» **Stated goal**: Your copy should be exact, beginning at the line containing "Emit a web page" and ending at the line containing "var yTickText = ['0.0', '0.4', '0.8', '1.2', '1.6'];", with both lines kept and every picture dropped.

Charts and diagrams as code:
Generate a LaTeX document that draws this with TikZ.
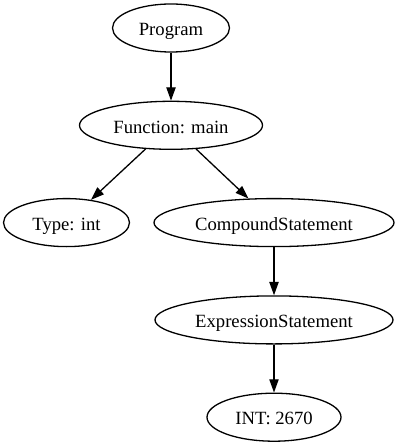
\documentclass[tikz,border=0pt]{standalone}
\usepackage{fontspec}
\setmainfont{Liberation Serif}
\usetikzlibrary{positioning,arrows.meta,shapes.geometric}

\begin{document}
\begin{tikzpicture}[
      astnode/.style={draw, ellipse, line width=1.3pt, minimum height=48pt,
                      inner sep=0pt, text height=17pt, text depth=1.5pt,
                      font=\fontsize{18.67}{22}\selectfont},
      ar/.style={-{Triangle[length=13.3pt,width=9.3pt]}, line width=1.3pt},
      node distance=48pt,
    ]
      \useasboundingbox (0,0) rectangle (400pt,-443pt);
      \node[astnode, minimum width=117pt] (prog) at (171pt,-28pt) {Program};
      \node[astnode, below=of prog, minimum width=183pt] (fn) {Function: main};
      \node[astnode, below=of fn, xshift=-104.5pt, minimum width=126pt] (ty) {Type: int};
      \node[astnode, below=of fn, xshift=103pt, minimum width=240pt] (cmp) {CompoundStatement};
      \node[astnode, below=of cmp, minimum width=238pt] (expr) {ExpressionStatement};
      \node[astnode, below=of expr, minimum width=134pt] (lit) {INT: 2670};
      \draw[ar] (prog)--(fn); \draw[ar] (fn)--(ty); \draw[ar] (fn)--(cmp);
      \draw[ar] (cmp)--(expr); \draw[ar] (expr)--(lit);
    \end{tikzpicture}
\end{document}
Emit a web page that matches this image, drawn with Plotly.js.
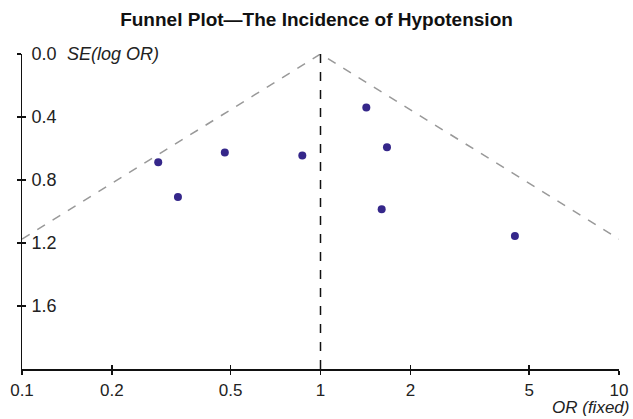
<!DOCTYPE html>
<html>
<head>
<meta charset="utf-8">
<script src="https://cdn.plot.ly/plotly-3.0.1.min.js"></script>
<style>html,body{margin:0;padding:0;background:#fff}#chart{width:633px;height:419px}</style>
</head>
<body>
<div id="chart"></div>
<script>
var orValues = [0.286, 0.333, 0.478, 0.869, 1.424, 1.603, 1.670, 4.48];
var seValues = [0.687, 0.908, 0.626, 0.645, 0.340, 0.985, 0.592, 1.155];
var funnelX = [0.1, 1, 10];
var funnelSE = [1.175, 0, 1.175];
var centerX = [1, 1];
var centerSE = [0, 2];
var xTicks = [0.1, 0.2, 0.5, 1, 2, 5, 10];
var xTickText = ['0.1', '0.2', '0.5', '1', '2', '5', '10'];
var yTicks = [0, 0.4, 0.8, 1.2, 1.6];
var yTickText = ['0.0', '0.4', '0.8', '1.2', '1.6'];

var font = {family: 'Liberation Sans, Arial, sans-serif', size: 18, color: '#222'};
var xfont = {family: font.family, size: 17, color: '#222'};
var xtitleFont = {family: font.family, size: 17, color: '#222'};

var traces = [
  {x: funnelX, y: funnelSE, mode: 'lines', line: {color: '#999', width: 1.5, dash: 'dash'}, hoverinfo: 'skip', showlegend: false},
  {x: centerX, y: centerSE, mode: 'lines', line: {color: '#111', width: 1.5, dash: 'dash'}, hoverinfo: 'skip', showlegend: false},
  {x: orValues, y: seValues, mode: 'markers', marker: {color: '#35278a', size: 8}, showlegend: false},
  {x: [1], y: [0], xaxis: 'x2', yaxis: 'y2', mode: 'markers', marker: {opacity: 0}, hoverinfo: 'skip', showlegend: false}
];

var layout = {
  width: 633, height: 419,
  margin: {l: 22, r: 14, t: 54, b: 50},
  paper_bgcolor: '#fff', plot_bgcolor: '#fff',
  font: font,
  showlegend: false,
  title: {text: '<b>Funnel Plot\u2014The Incidence of Hypotension</b>', font: {family: font.family, size: 19, color: '#111'}, x: 0.5, xanchor: 'center', y: 0.955, yanchor: 'middle'},
  xaxis: {type: 'log', range: [-1, 1], tickvals: xTicks, ticktext: xTickText, ticks: 'outside', ticklen: 4, tickwidth: 1.3, tickcolor: '#111',
          ticklabelstandoff: 1, ticklabeloverflow: 'allow', showline: true, linecolor: '#111', linewidth: 1.5, showgrid: false, zeroline: false, tickfont: xfont, fixedrange: true},
  xaxis2: {type: 'log', range: [-1, 1], overlaying: 'x', side: 'bottom', anchor: 'y', tickvals: xTicks, showticklabels: false, ticks: 'inside', ticklen: 4, tickwidth: 1.3, tickcolor: '#111',
          showline: false, showgrid: false, zeroline: false},
  yaxis: {range: [2, 0], tickvals: yTicks, ticktext: yTickText, ticks: 'outside', ticklen: 4, tickwidth: 1.3, tickcolor: '#111',
          ticklabelposition: 'inside', ticklabelstandoff: 10, ticklabeloverflow: 'allow', showline: true, linecolor: '#111', linewidth: 1.5, showgrid: false, zeroline: false, tickfont: font, fixedrange: true},
  yaxis2: {range: [2, 0], overlaying: 'y', side: 'left', anchor: 'x', tickvals: yTicks, showticklabels: false, ticks: 'inside', ticklen: 4, tickwidth: 1.3, tickcolor: '#111',
          showline: false, showgrid: false, zeroline: false},
  annotations: [
    {text: '<i>SE(log OR)</i>', xref: 'paper', yref: 'paper', x: 0.072, y: 1, xanchor: 'left', yanchor: 'middle', showarrow: false, font: font},
    {text: '<i>OR (fixed)</i>', xref: 'paper', yref: 'paper', x: 1.018, y: -0.1556, xanchor: 'right', yanchor: 'bottom', showarrow: false, font: xtitleFont, borderpad: 0}
  ]
};

Plotly.newPlot('chart', traces, layout, {displayModeBar: false, staticPlot: true});
</script>
</body>
</html>
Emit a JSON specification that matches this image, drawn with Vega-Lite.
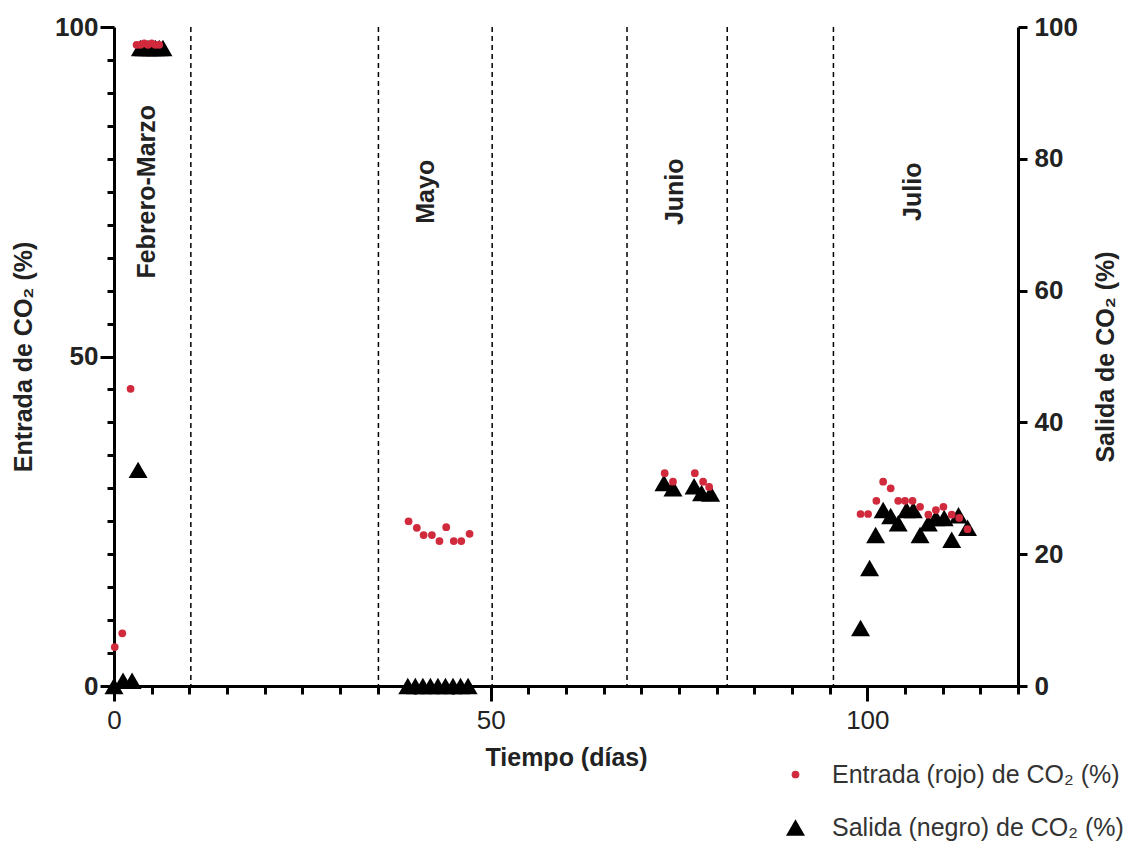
{
  "$schema": "https://vega.github.io/schema/vega-lite/v6.json",
  "width": 904,
  "height": 659,
  "autosize": {"type": "none"},
  "padding": {"left": 114, "top": 27, "right": 116, "bottom": 155},
  "background": "white",
  "config": {
    "view": {"stroke": null},
    "font": "Liberation Sans",
    "axis": {
      "grid": false,
      "domainColor": "#000000",
      "tickColor": "#000000",
      "domainWidth": 3,
      "tickWidth": 3,
      "labelColor": "#222222",
      "titleColor": "#222222",
      "labelFont": "Liberation Sans",
      "titleFont": "Liberation Sans",
      "labelFontSize": 26,
      "titleFontSize": 25,
      "titleFontWeight": "bold",
      "labelFontWeight": "bold",
      "labelFlush": false,
      "labelOverlap": false
    },
    "legend": {
      "orient": "none",
      "legendX": 669,
      "legendY": 735,
      "padding": 0,
      "labelFont": "Liberation Sans",
      "labelFontSize": 25,
      "labelColor": "#333333",
      "rowPadding": 27,
      "labelOffset": 24,
      "symbolStrokeWidth": 0,
      "labelLimit": 400
    }
  },
  "datasets": {
    "lineas": [
      {"dia": 10.2}, {"dia": 35.1}, {"dia": 50.2}, {"dia": 68.1}, {"dia": 81.4}, {"dia": 95.5}
    ],
    "meses": [
      {"dia": 4.4, "y": 75, "mes": "Febrero-Marzo"},
      {"dia": 41.4, "y": 75, "mes": "Mayo"},
      {"dia": 74.5, "y": 75, "mes": "Junio"},
      {"dia": 106.0, "y": 75, "mes": "Julio"}
    ],
    "entrada": [
      {"dia": 0.1, "valor": 5.9, "serie": "Entrada (rojo) de CO₂ (%)"},
      {"dia": 1.1, "valor": 8.0, "serie": "Entrada (rojo) de CO₂ (%)"},
      {"dia": 2.2, "valor": 45.1, "serie": "Entrada (rojo) de CO₂ (%)"},
      {"dia": 3.0, "valor": 97.3, "serie": "Entrada (rojo) de CO₂ (%)"},
      {"dia": 3.5, "valor": 97.3, "serie": "Entrada (rojo) de CO₂ (%)"},
      {"dia": 4.0, "valor": 97.5, "serie": "Entrada (rojo) de CO₂ (%)"},
      {"dia": 4.5, "valor": 97.3, "serie": "Entrada (rojo) de CO₂ (%)"},
      {"dia": 5.0, "valor": 97.5, "serie": "Entrada (rojo) de CO₂ (%)"},
      {"dia": 5.5, "valor": 97.3, "serie": "Entrada (rojo) de CO₂ (%)"},
      {"dia": 6.0, "valor": 97.3, "serie": "Entrada (rojo) de CO₂ (%)"},
      {"dia": 39.1, "valor": 25.0, "serie": "Entrada (rojo) de CO₂ (%)"},
      {"dia": 40.2, "valor": 24.0, "serie": "Entrada (rojo) de CO₂ (%)"},
      {"dia": 41.1, "valor": 22.9, "serie": "Entrada (rojo) de CO₂ (%)"},
      {"dia": 42.2, "valor": 22.9, "serie": "Entrada (rojo) de CO₂ (%)"},
      {"dia": 43.2, "valor": 22.0, "serie": "Entrada (rojo) de CO₂ (%)"},
      {"dia": 44.1, "valor": 24.1, "serie": "Entrada (rojo) de CO₂ (%)"},
      {"dia": 45.1, "valor": 22.0, "serie": "Entrada (rojo) de CO₂ (%)"},
      {"dia": 46.1, "valor": 22.0, "serie": "Entrada (rojo) de CO₂ (%)"},
      {"dia": 47.2, "valor": 23.1, "serie": "Entrada (rojo) de CO₂ (%)"},
      {"dia": 73.1, "valor": 32.3, "serie": "Entrada (rojo) de CO₂ (%)"},
      {"dia": 74.2, "valor": 31.0, "serie": "Entrada (rojo) de CO₂ (%)"},
      {"dia": 77.1, "valor": 32.3, "serie": "Entrada (rojo) de CO₂ (%)"},
      {"dia": 78.2, "valor": 31.0, "serie": "Entrada (rojo) de CO₂ (%)"},
      {"dia": 79.0, "valor": 30.2, "serie": "Entrada (rojo) de CO₂ (%)"},
      {"dia": 99.1, "valor": 26.1, "serie": "Entrada (rojo) de CO₂ (%)"},
      {"dia": 100.1, "valor": 26.1, "serie": "Entrada (rojo) de CO₂ (%)"},
      {"dia": 101.2, "valor": 28.1, "serie": "Entrada (rojo) de CO₂ (%)"},
      {"dia": 102.1, "valor": 31.0, "serie": "Entrada (rojo) de CO₂ (%)"},
      {"dia": 103.1, "valor": 30.0, "serie": "Entrada (rojo) de CO₂ (%)"},
      {"dia": 104.1, "valor": 28.1, "serie": "Entrada (rojo) de CO₂ (%)"},
      {"dia": 105.0, "valor": 28.1, "serie": "Entrada (rojo) de CO₂ (%)"},
      {"dia": 106.0, "valor": 28.1, "serie": "Entrada (rojo) de CO₂ (%)"},
      {"dia": 107.0, "valor": 27.2, "serie": "Entrada (rojo) de CO₂ (%)"},
      {"dia": 108.1, "valor": 26.0, "serie": "Entrada (rojo) de CO₂ (%)"},
      {"dia": 109.1, "valor": 26.7, "serie": "Entrada (rojo) de CO₂ (%)"},
      {"dia": 110.1, "valor": 27.2, "serie": "Entrada (rojo) de CO₂ (%)"},
      {"dia": 111.2, "valor": 26.0, "serie": "Entrada (rojo) de CO₂ (%)"},
      {"dia": 112.2, "valor": 25.5, "serie": "Entrada (rojo) de CO₂ (%)"},
      {"dia": 113.3, "valor": 23.8, "serie": "Entrada (rojo) de CO₂ (%)"}
    ],
    "salida": [
      {"dia": 0.0, "valor": 0.0, "serie": "Salida (negro) de CO₂ (%)"},
      {"dia": 1.2, "valor": 0.8, "serie": "Salida (negro) de CO₂ (%)"},
      {"dia": 2.4, "valor": 0.8, "serie": "Salida (negro) de CO₂ (%)"},
      {"dia": 3.2, "valor": 32.8, "serie": "Salida (negro) de CO₂ (%)"},
      {"dia": 3.5, "valor": 96.8, "serie": "Salida (negro) de CO₂ (%)"},
      {"dia": 4.0, "valor": 96.8, "serie": "Salida (negro) de CO₂ (%)"},
      {"dia": 4.5, "valor": 96.8, "serie": "Salida (negro) de CO₂ (%)"},
      {"dia": 5.0, "valor": 96.8, "serie": "Salida (negro) de CO₂ (%)"},
      {"dia": 5.5, "valor": 96.8, "serie": "Salida (negro) de CO₂ (%)"},
      {"dia": 6.0, "valor": 96.8, "serie": "Salida (negro) de CO₂ (%)"},
      {"dia": 6.5, "valor": 96.8, "serie": "Salida (negro) de CO₂ (%)"},
      {"dia": 39, "valor": 0, "serie": "Salida (negro) de CO₂ (%)"},
      {"dia": 40, "valor": 0, "serie": "Salida (negro) de CO₂ (%)"},
      {"dia": 41, "valor": 0, "serie": "Salida (negro) de CO₂ (%)"},
      {"dia": 42, "valor": 0, "serie": "Salida (negro) de CO₂ (%)"},
      {"dia": 43, "valor": 0, "serie": "Salida (negro) de CO₂ (%)"},
      {"dia": 44, "valor": 0, "serie": "Salida (negro) de CO₂ (%)"},
      {"dia": 45, "valor": 0, "serie": "Salida (negro) de CO₂ (%)"},
      {"dia": 46, "valor": 0, "serie": "Salida (negro) de CO₂ (%)"},
      {"dia": 47, "valor": 0, "serie": "Salida (negro) de CO₂ (%)"},
      {"dia": 73.0, "valor": 30.8, "serie": "Salida (negro) de CO₂ (%)"},
      {"dia": 74.2, "valor": 30.0, "serie": "Salida (negro) de CO₂ (%)"},
      {"dia": 77.0, "valor": 30.3, "serie": "Salida (negro) de CO₂ (%)"},
      {"dia": 78.0, "valor": 29.3, "serie": "Salida (negro) de CO₂ (%)"},
      {"dia": 79.2, "valor": 29.2, "serie": "Salida (negro) de CO₂ (%)"},
      {"dia": 99.1, "valor": 8.8, "serie": "Salida (negro) de CO₂ (%)"},
      {"dia": 100.3, "valor": 17.9, "serie": "Salida (negro) de CO₂ (%)"},
      {"dia": 101.1, "valor": 22.9, "serie": "Salida (negro) de CO₂ (%)"},
      {"dia": 102.1, "valor": 26.7, "serie": "Salida (negro) de CO₂ (%)"},
      {"dia": 103.1, "valor": 25.8, "serie": "Salida (negro) de CO₂ (%)"},
      {"dia": 104.1, "valor": 24.7, "serie": "Salida (negro) de CO₂ (%)"},
      {"dia": 105.2, "valor": 26.7, "serie": "Salida (negro) de CO₂ (%)"},
      {"dia": 106.1, "valor": 26.7, "serie": "Salida (negro) de CO₂ (%)"},
      {"dia": 107.0, "valor": 22.9, "serie": "Salida (negro) de CO₂ (%)"},
      {"dia": 108.1, "valor": 24.7, "serie": "Salida (negro) de CO₂ (%)"},
      {"dia": 109.1, "valor": 25.5, "serie": "Salida (negro) de CO₂ (%)"},
      {"dia": 110.2, "valor": 25.5, "serie": "Salida (negro) de CO₂ (%)"},
      {"dia": 111.2, "valor": 22.2, "serie": "Salida (negro) de CO₂ (%)"},
      {"dia": 112.1, "valor": 25.9, "serie": "Salida (negro) de CO₂ (%)"},
      {"dia": 113.3, "valor": 24.0, "serie": "Salida (negro) de CO₂ (%)"}
    ]
  },
  "encoding": {
    "x": {
      "field": "dia",
      "type": "quantitative",
      "scale": {"domain": [0, 120], "nice": false, "zero": false},
      "axis": {
        "title": "Tiempo (días)",
        "values": [0, 5, 10, 15, 20, 25, 30, 35, 40, 45, 50, 55, 60, 65, 70, 75, 80, 85, 90, 95, 100, 105, 110, 115, 120],
        "labelExpr": "datum.value % 50 === 0 ? datum.label : ''",
        "tickSize": {"condition": {"test": "datum.value % 50 === 0", "value": 15}, "value": 8},
        "labelPadding": 6,
        "labelFontWeight": "normal",
        "titlePadding": 12
      }
    }
  },
  "layer": [
    {
      "data": {"name": "lineas"},
      "mark": {"type": "rule", "color": "#000000", "strokeWidth": 1.5, "strokeDash": [5, 4]},
      "encoding": {}
    },
    {
      "data": {"name": "meses"},
      "mark": {"type": "text", "angle": 270, "align": "center", "baseline": "middle", "font": "Liberation Sans", "fontSize": 25, "fontWeight": "bold", "color": "#222222"},
      "encoding": {
        "y": {"field": "y", "type": "quantitative", "scale": {"domain": [0, 100], "nice": false}, "axis": null},
        "text": {"field": "mes"}
      }
    },
    {
      "data": {"name": "salida"},
      "mark": {"type": "point", "filled": true, "opacity": 1, "strokeWidth": 0},
      "encoding": {
        "y": {
          "field": "valor",
          "type": "quantitative",
          "scale": {"domain": [0, 100], "nice": false},
          "axis": {
            "orient": "right",
            "title": "Salida de CO₂ (%)",
            "titleAngle": 270,
            "values": [0, 20, 40, 60, 80, 100],
            "tickSize": 9,
            "labelPadding": 7,
            "titlePadding": 41
          }
        },
        "color": {"field": "serie", "type": "nominal", "title": null, "scale": {"domain": ["Entrada (rojo) de CO₂ (%)", "Salida (negro) de CO₂ (%)"], "range": ["#d02a3c", "#000000"]}},
        "shape": {"field": "serie", "type": "nominal", "title": null, "scale": {"domain": ["Entrada (rojo) de CO₂ (%)", "Salida (negro) de CO₂ (%)"], "range": ["circle", "triangle-up"]}},
        "size": {"field": "serie", "type": "nominal", "title": null, "scale": {"domain": ["Entrada (rojo) de CO₂ (%)", "Salida (negro) de CO₂ (%)"], "range": [60, 360]}}
      }
    },
    {
      "data": {"name": "entrada"},
      "mark": {"type": "point", "filled": true, "opacity": 1, "strokeWidth": 0},
      "encoding": {
        "y": {
          "field": "valor",
          "type": "quantitative",
          "scale": {"domain": [0, 100], "nice": false},
          "axis": {
            "orient": "left",
            "title": "Entrada de CO₂ (%)",
            "values": [0, 5, 10, 15, 20, 25, 30, 35, 40, 45, 50, 55, 60, 65, 70, 75, 80, 85, 90, 95, 100],
            "labelExpr": "datum.value % 50 === 0 ? datum.label : ''",
            "tickSize": {"condition": {"test": "datum.value % 50 === 0", "value": 14}, "value": 7},
            "labelPadding": 2,
            "titlePadding": 18
          }
        },
        "color": {"field": "serie", "type": "nominal", "title": null, "scale": {"domain": ["Entrada (rojo) de CO₂ (%)", "Salida (negro) de CO₂ (%)"], "range": ["#d02a3c", "#000000"]}},
        "shape": {"field": "serie", "type": "nominal", "title": null, "scale": {"domain": ["Entrada (rojo) de CO₂ (%)", "Salida (negro) de CO₂ (%)"], "range": ["circle", "triangle-up"]}},
        "size": {"field": "serie", "type": "nominal", "title": null, "scale": {"domain": ["Entrada (rojo) de CO₂ (%)", "Salida (negro) de CO₂ (%)"], "range": [60, 360]}}
      }
    }
  ],
  "resolve": {"scale": {"y": "independent"}}
}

» **Task response**:
Emit a web page that matches this image, drawn with Plotly.js.
<!DOCTYPE html>
<html>
<head>
<meta charset="utf-8">
<script src="https://cdn.plot.ly/plotly-3.0.1.min.js"></script>
<style>html,body{margin:0;padding:0;background:#fff}#chart{width:633px;height:419px}</style>
</head>
<body>
<div id="chart"></div>
<script>
var orValues = [0.286, 0.333, 0.478, 0.869, 1.424, 1.603, 1.670, 4.48];
var seValues = [0.687, 0.908, 0.626, 0.645, 0.340, 0.985, 0.592, 1.155];
var funnelX = [0.1, 1, 10];
var funnelSE = [1.175, 0, 1.175];
var centerX = [1, 1];
var centerSE = [0, 2];
var xTicks = [0.1, 0.2, 0.5, 1, 2, 5, 10];
var xTickText = ['0.1', '0.2', '0.5', '1', '2', '5', '10'];
var yTicks = [0, 0.4, 0.8, 1.2, 1.6];
var yTickText = ['0.0', '0.4', '0.8', '1.2', '1.6'];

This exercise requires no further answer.